Show HN: Term.everything – Run any GUI app in the terminal

Overall reaction

  • Strongly positive response; many call it “insane” in a good way and praise the craftsmanship.
  • Several people admit they have no concrete need for it but love it as a delightful, borderline-useless hack that feels like “programming as art.”
  • Some suggest they’ll install it purely out of respect, to keep around “for that one weird time.”

Relation to other projects and protocols

  • Compared to Carbonyl, brow.sh, and similar browser-in-terminal tools; commenters note this goes much further by handling arbitrary GUI apps, not just the web.
  • Mention of older/adjacent ideas: aalib/mplayer, text-mode video, X11 tricks (Xvfb + xwd + sixel), and a historic GTK “cursed” theme that rendered widgets as text.
  • Some argue that this essentially re-invents remote desktop/X11, others counter that it’s more tightly integrated with the terminal and Wayland-era friendly.

Use cases envisioned

  • Remote GUI over SSH where VNC/RDP/X11 forwarding are impractical or blocked by firewalls.
  • Managing GUI apps in containers or on build machines and clusters (e.g., Firefox for kerberos auth, Hadoop UIs) from a terminal-only environment.
  • Running GUI tools from low-powered or constrained clients (including iPad via SSH; VS Code-on-iPad is explicitly discussed).
  • Possible testing harness for GUI apps without a full desktop environment.

Platforms, terminal support, and Wayland/X11

  • Works on both X11 and Wayland hosts; includes a custom Wayland compositor without libwayland dependency.
  • Uses terminal image protocols; note that kitty/iterm2-like protocols work but can be inefficient for high-frame-rate graphics.
  • macOS support is desired; discussion centers on using virtual-display or accessibility/VNC tricks, with mention of a private virtual display API.
  • Clarified that it’s “in the terminal,” not raw text mode, though some confusion about framebuffer/tty vs terminal emulator appears.
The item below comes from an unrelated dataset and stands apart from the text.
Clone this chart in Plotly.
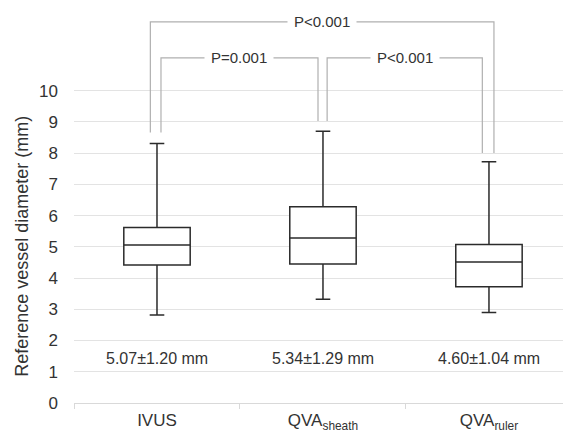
import plotly.graph_objects as go

categories = ["IVUS", "QVA<sub>sheath</sub>", "QVA<sub>ruler</sub>"]
lower_whisker = [2.82, 3.32, 2.90]
q1 = [4.42, 4.45, 3.72]
median = [5.06, 5.28, 4.51]
q3 = [5.62, 6.28, 5.07]
upper_whisker = [8.31, 8.70, 7.72]
mean_sd_labels = ["5.07±1.20 mm", "5.34±1.29 mm", "4.60±1.04 mm"]
y_ticks = list(range(0, 11))
y_title = "Reference vessel diameter (mm)"

# comparisons: (left x, right x, left leg bottom, right leg bottom, top, label)
comparisons = [
    (-0.04, 2.03, 8.66, 8.00, 12.2, "P<0.001"),
    (0.024, 0.97, 8.66, 9.03, 11.05, "P=0.001"),
    (1.025, 1.96, 9.03, 8.00, 11.05, "P<0.001"),
]

FONT = "Liberation Sans, Arial, Helvetica, sans-serif"
TXT = "#333333"

fig = go.Figure()
fig.add_trace(go.Box(
    x=categories,
    q1=q1, median=median, q3=q3,
    lowerfence=lower_whisker, upperfence=upper_whisker,
    width=0.4,
    whiskerwidth=0.22,
    boxpoints=False,
    fillcolor="white",
    line=dict(color="#2b2b2b", width=1.5),
    hoverinfo="skip",
    showlegend=False,
))

shapes = []
annotations = []
for xl, xr, yl, yr, top, label in comparisons:
    shapes.append(dict(
        type="path",
        path=f"M {xl} {yl} L {xl} {top} L {xr} {top} L {xr} {yr}",
        xref="x", yref="y",
        line=dict(color="#b0b0b0", width=1.2),
    ))
    annotations.append(dict(
        x=(xl + xr) / 2, y=top, xref="x", yref="y",
        text=label, showarrow=False,
        font=dict(family=FONT, size=15, color=TXT),
        bgcolor="white", borderpad=6,
        xanchor="center", yanchor="middle",
    ))

for i, lab in enumerate(mean_sd_labels):
    annotations.append(dict(
        x=i, y=1.42, xref="x", yref="y",
        text=lab, showarrow=False,
        font=dict(family=FONT, size=16, color=TXT),
        xanchor="center", yanchor="middle",
    ))

annotations.append(dict(
    x=-0.107, y=5.02, xref="paper", yref="y",
    text=y_title, textangle=-90, showarrow=False,
    font=dict(family=FONT, size=18, color=TXT),
    xanchor="center", yanchor="middle",
))

fig.update_layout(
    width=563, height=432,
    margin=dict(l=74, r=0, t=0, b=29),
    plot_bgcolor="white", paper_bgcolor="white",
    font=dict(family=FONT, size=16, color=TXT),
    shapes=shapes,
    annotations=annotations,
    xaxis=dict(
        type="category",
        range=[-0.5, 2.446],
        showgrid=False,
        showline=True, linecolor="#d9d9d9", linewidth=1,
        ticks="outside", tickson="boundaries", ticklen=5, tickcolor="#d9d9d9",
        tickfont=dict(family=FONT, size=17, color=TXT),
        ticklabelstandoff=2,
        automargin=False,
        zeroline=False,
    ),
    yaxis=dict(
        range=[0, 12.9],
        tickvals=y_ticks,
        showgrid=True, gridcolor="#e3e3e3", gridwidth=1,
        zeroline=False, showline=False,
        tickfont=dict(family=FONT, size=17, color=TXT),
        ticklabelstandoff=15,
        automargin=False,
    ),
)

fig.write_html(
    "out.html",
    config={"displayModeBar": False},
    post_script="document.body.style.margin='0';document.body.style.padding='0';",
)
Performance, input, and limitations

  • Performance highly dependent on terminal resolution; low-res is fine, 4K makes fans spin.
  • Input is via stdin only: requires hacks for games (e.g., Doom) due to lack of key-up events and control-key conflicts, making continuous movement awkward.
  • Copy/paste is planned via Wayland data-device; GUI text will remain pixel-based, with OCR suggested but considered out of scope.
  • Skeptics question practicality versus simply using RDP/waypipe/etc., but even they often concede the hack value.